Gozman, who had already been detained in July for failing to report his dual Russian-Israeli citizenship but was later released, will spend the night in a central Moscow police station, according to his lawyer, Yulia Tregubova of the OVD-Info organization.

The politician was detained under article 13.48 of the civil code on identifying actions committed by the Soviet Union and Nazi Germany; police told TASS news agency.

Russian President Vladimir Putin enacted a law passed by the Duma, or Chamber of Deputies, last year, banning such a comparison.
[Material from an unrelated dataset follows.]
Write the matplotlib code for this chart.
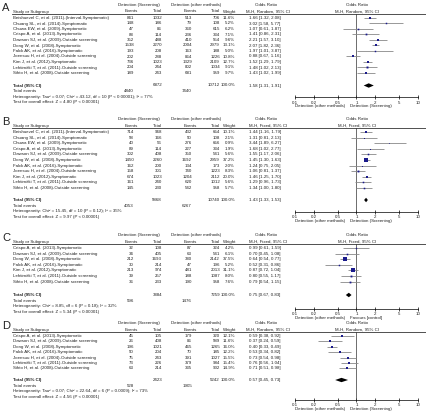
import matplotlib
matplotlib.use('Agg')
import matplotlib.pyplot as plt
import numpy as np

plt.rcParams['font.family'] = ['Liberation Sans', 'DejaVu Sans']

# ---------------- panel A ----------------
a_studies = ["Beishuevel C, et al. (2011)-(Interval.Symptomatic)",
             "Chuang SL, et al. (2014)-Symptomatic",
             "Chuwa EW, et al. (2009)-Symptomatic",
             "Crispo A, et al. (2013)-Symptomatic",
             "Dawson SJ, et al. (2009)-Outside screening",
             "Dong W, et al. (2008)-Symptomatic",
             "Falck AK, et al. (2016)-Symptomatic",
             "Joensuu H, et al. (2004)-Outside screening",
             "Kim J, et al. (2012)-Symptomatic",
             "Lehtimäki T, et al. (2011)-Outside screening",
             "Sihto H, et al. (2008)-Outside screening"]
a_ev_scr = [841, 148, 47, 88, 352, 1538, 193, 202, 736, 204, 189]
a_tot_scr = [1032, 186, 86, 114, 488, 2270, 208, 288, 1023, 244, 243]
a_ev_oth = [513, 79, 360, 236, 410, 2004, 163, 864, 1329, 802, 681]
a_tot_oth = [706, 108, 615, 334, 554, 2979, 188, 1226, 2109, 1034, 959]
a_weight = [11.6, 5.2, 6.2, 7.1, 9.6, 13.1, 5.0, 10.8, 12.7, 9.1, 9.7]
a_or = [1.66, 3.02, 1.07, 1.41, 2.21, 2.07, 1.97, 0.88, 1.52, 1.48, 1.43]
a_lo = [1.32, 1.58, 0.61, 0.86, 1.57, 1.82, 1.01, 0.67, 1.29, 1.02, 1.02]
a_hi = [2.08, 5.77, 1.87, 2.31, 3.10, 2.36, 3.87, 1.16, 1.79, 2.13, 1.99]
a_total = [6872, 10712, 1.58, 1.31, 1.91]
a_events = [4840, 7440]
a_het = "Heterogeneity: Tau² = 0.07; Chi² = 43.12, df = 10 (P < 0.00001); I² = 77%"
a_test = "Test for overall effect: Z = 4.80 (P < 0.00001)"

# ---------------- panel B ----------------
b_studies = a_studies
b_ev_scr = [714, 58, 40, 89, 302, 1450, 162, 158, 674, 161, 145]
b_tot_scr = [968, 166, 56, 114, 408, 2260, 200, 301, 1023, 240, 230]
b_ev_oth = [432, 50, 276, 227, 350, 1692, 134, 740, 1204, 620, 542]
b_tot_oth = [654, 108, 656, 334, 541, 2959, 173, 1223, 2112, 1012, 958]
b_weight = [10.1, 2.1, 0.9, 1.9, 5.6, 37.2, 2.0, 8.3, 20.0, 5.6, 5.7]
b_or = [1.44, 1.31, 3.44, 1.68, 1.55, 1.45, 1.24, 1.06, 1.46, 1.29, 1.34]
b_lo = [1.16, 0.81, 1.89, 1.02, 1.17, 1.30, 0.75, 0.81, 1.25, 0.96, 1.00]
b_hi = [1.79, 2.13, 6.27, 2.77, 2.06, 1.63, 2.05, 1.37, 1.70, 1.73, 1.80]
b_total = [5868, 10740, 1.43, 1.33, 1.53]
b_events = [4053, 6267]
b_het = "Heterogeneity: Chi² = 15.45, df = 10 (P = 0.12); I² = 35%"
b_test = "Test for overall effect: Z = 9.97 (P < 0.00001)"

# ---------------- panel C ----------------
c_studies = ["Crispo A, et al. (2013)-Symptomatic",
             "Dawson SJ, et al. (2009)-Outside screening",
             "Dong W, et al. (2008)-Symptomatic",
             "Falck AK, et al. (2016)-Symptomatic",
             "Kim J, et al. (2012)-Symptomatic",
             "Lehtimäki T, et al. (2011)-Outside screening",
             "Sihto H, et al. (2008)-Outside screening"]
c_ev_scr = [32, 34, 212, 30, 213, 39, 36]
c_tot_scr = [108, 405, 1693, 214, 974, 257, 233]
c_ev_oth = [87, 63, 380, 47, 481, 188, 190]
c_tot_oth = [324, 541, 2142, 196, 2013, 1087, 958]
c_weight = [4.2, 6.1, 37.5, 5.2, 31.1, 8.0, 7.6]
c_or = [0.99, 0.70, 0.64, 0.52, 0.87, 0.80, 0.79]
c_lo = [0.61, 0.45, 0.54, 0.31, 0.72, 0.55, 0.54]
c_hi = [1.59, 1.08, 0.77, 0.86, 1.04, 1.17, 1.15]
c_total = [3884, 7259, 0.75, 0.67, 0.83]
c_events = [596, 1476]
c_het = "Heterogeneity: Chi² = 8.85, df = 6 (P = 0.18); I² = 32%"
c_test = "Test for overall effect: Z = 5.34 (P < 0.00001)"

# ---------------- panel D ----------------
d_studies = ["Crispo A, et al. (2013)-Symptomatic",
             "Dawson SJ, et al. (2009)-Outside screening",
             "Dong W, et al. (2008)-Symptomatic",
             "Falck AK, et al. (2016)-Symptomatic",
             "Joensuu H, et al. (2004)-Outside screening",
             "Lehtimäki T, et al. (2011)-Outside screening",
             "Sihto H, et al. (2008)-Outside screening"]
d_ev_scr = [45, 26, 196, 50, 75, 73, 63]
d_tot_scr = [105, 408, 1021, 204, 243, 226, 214]
d_ev_oth = [179, 86, 465, 70, 391, 379, 335]
d_tot_oth = [320, 589, 1265, 185, 1027, 984, 902]
d_weight = [12.1, 11.6, 16.0, 12.2, 15.5, 15.4, 14.9]
d_or = [0.59, 0.37, 0.40, 0.53, 0.73, 0.76, 0.71]
d_lo = [0.38, 0.24, 0.33, 0.34, 0.54, 0.56, 0.51]
d_hi = [0.92, 0.59, 0.49, 0.82, 0.98, 1.04, 0.98]
d_total = [2423, 5242, 0.57, 0.45, 0.73]
d_events = [528, 1905]
d_het = "Heterogeneity: Tau² = 0.07; Chi² = 22.64, df = 6 (P = 0.0009); I² = 73%"
d_test = "Test for overall effect: Z = 4.56 (P < 0.00001)"

ticks = [0.1, 0.2, 0.5, 1, 2, 5, 10]
tick_labels = ['0.1', '0.2', '0.5', '1', '2', '5', '10']

panels = [
    ('A', a_studies, a_ev_scr, a_tot_scr, a_ev_oth, a_tot_oth, a_weight, a_or, a_lo, a_hi,
     a_total, a_events, a_het, a_test, 'M-H, Random, 95% CI', 'Detection (Screening)'),
    ('B', b_studies, b_ev_scr, b_tot_scr, b_ev_oth, b_tot_oth, b_weight, b_or, b_lo, b_hi,
     b_total, b_events, b_het, b_test, 'M-H, Fixed, 95% CI', 'Detection (Screening)'),
    ('C', c_studies, c_ev_scr, c_tot_scr, c_ev_oth, c_tot_oth, c_weight, c_or, c_lo, c_hi,
     c_total, c_events, c_het, c_test, 'M-H, Fixed, 95% CI', 'Favours [control]'),
    ('D', d_studies, d_ev_scr, d_tot_scr, d_ev_oth, d_tot_oth, d_weight, d_or, d_lo, d_hi,
     d_total, d_events, d_het, d_test, 'M-H, Random, 95% CI', 'Detection (Screening)'),
]

# layout in pixels: header y, first row y, row step, total row y, axis y
layout = [(5, 18, 5.5, 85.5, 97.5),
          (119, 132, 5.6, 200, 212),
          (235, 248, 5.6, 295, 309),
          (323, 336, 5.4, 380, 400)]

W, H = 427, 419
fig = plt.figure(figsize=(W / 100, H / 100), dpi=100)
bg = fig.add_axes([0, 0, 1, 1])
bg.set_xlim(0, W)
bg.set_ylim(H, 0)
bg.axis('off')

FS = 3.15
TXT = '#222222'
X0, X1 = 295, 418  # pixel span of 0.1 .. 10


def txt(x, y, s, ha='left', bold=False, size=FS):
    bg.text(x, y, s, ha=ha, va='center', fontsize=size, color=TXT,
            fontweight='bold' if bold else 'normal')


for p, lay in zip(panels, layout):
    (letter, studies, ev1, tot1, ev2, tot2, wt, orr, lo, hi,
     total, events, het, test, method, right_lab) = p
    head, row0, dy, tot_y, ax_y = lay
    line_y = head + 9

    txt(2, head + 3, letter, size=8)
    txt(139, head, 'Detection (Screening)', ha='center')
    txt(196, head, 'Detection (other methods)', ha='center')
    txt(266, head, 'Odds Ratio', ha='center')
    txt(357, head, 'Odds Ratio', ha='center')
    sub = head + 6.5
    txt(13, sub, 'Study or Subgroup')
    txt(138, sub, 'Events', ha='right')
    txt(162, sub, 'Total', ha='right')
    txt(197, sub, 'Events', ha='right')
    txt(220, sub, 'Total', ha='right')
    txt(236, sub, 'Weight', ha='right')
    txt(268, sub, method, ha='center')
    txt(357, sub, method, ha='center')
    bg.plot([12, W], [line_y, line_y], color='#333333', lw=0.6)

    for i, name in enumerate(studies):
        y = row0 + i * dy
        txt(13, y, name)
        txt(134, y, str(ev1[i]), ha='right')
        txt(162, y, str(tot1[i]), ha='right')
        txt(192, y, str(ev2[i]), ha='right')
        txt(220, y, str(tot2[i]), ha='right')
        txt(235, y, '%.1f%%' % wt[i], ha='right')
        txt(249, y, '%.2f [%.2f, %.2f]' % (orr[i], lo[i], hi[i]))

    txt(13, tot_y, 'Total (95% CI)', bold=True)
    txt(162, tot_y, str(total[0]), ha='right')
    txt(220, tot_y, str(total[1]), ha='right')
    txt(235, tot_y, '100.0%', ha='right')
    txt(249, tot_y, '%.2f [%.2f, %.2f]' % (total[2], total[3], total[4]))
    txt(13, tot_y + 5.5, 'Total events')
    txt(134, tot_y + 5.5, str(events[0]), ha='right')
    txt(192, tot_y + 5.5, str(events[1]), ha='right')
    txt(13, tot_y + 11, het)
    txt(13, tot_y + 16.5, test)

    # forest plot on a log axis
    ax = fig.add_axes([X0 / W, 1 - ax_y / H, (X1 - X0) / W, (ax_y - line_y) / H])
    ax.set_xscale('log')
    ax.set_xlim(0.1, 10)
    ax.set_ylim((ax_y - row0) / dy, (line_y - row0) / dy)
    ax.patch.set_alpha(0)
    for s in ['top', 'left', 'right']:
        ax.spines[s].set_visible(False)
    ax.spines['bottom'].set_linewidth(0.5)
    ax.set_yticks([])
    ax.set_xticks(ticks)
    ax.set_xticklabels(tick_labels, fontsize=FS, color=TXT)
    ax.minorticks_off()
    ax.tick_params(axis='x', direction='inout', length=3, width=0.5, pad=1)
    ax.axvline(1, color='#333333', lw=0.5)

    idx = np.arange(len(studies))
    ax.hlines(idx, lo, hi, color='#888888', lw=0.6)
    for i in idx:
        ax.plot(orr[i], i, marker='s', color='#1a1a8c', ms=0.47 * np.sqrt(wt[i]), mew=0)
    ty = (tot_y - row0) / dy
    ax.fill([total[3], total[2], total[4], total[2]], [ty, ty - 0.4, ty, ty + 0.4],
            color='black', lw=0)

    txt(345, ax_y + 8.5, 'Detection (other methods)', ha='right')
    txt(350, ax_y + 8.5, right_lab)

fig.savefig('out.png', dpi=100)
Under the article, Gozman, who was arrested on his way out of the hospital, can be sentenced to 15 days of administrative arrest or a fine.

Gozman, 72, chairman of the liberal Union of Right Forces movement, signed a manifesto in 2014 against Russia’s annexation of the Ukrainian peninsula of Crimea.

After the Russian military campaign in Ukraine started, he left Russia but returned in May, when he was declared a “foreign agent.”

For “smearing” the Russian army for the “special military operation” in Ukraine, police last week detained the former opposition mayor of Yekaterinburg, Leonid Roizman, but he was later released on charges.

Two other well-known Russian opposition figures, Ilya Yashin and Vladimir Kara-Murza are in custody for spreading false information about the armed forces.

In addition, the former head of the Open Russia organization, Andrei Pivovarov, was sentenced to four years in June for participating in an “undesirable organization.”

According to OVD-Info, authorities have brought more than 200 criminal cases against Russian citizens for opposing the war, seven of which have resulted in prison sentences.

The most high-profile case is that of Moscow MP Alexei Gorinov, who was sentenced to seven years for denouncing the death of Ukrainian children and calling for withdrawing Russian troops from Ukraine.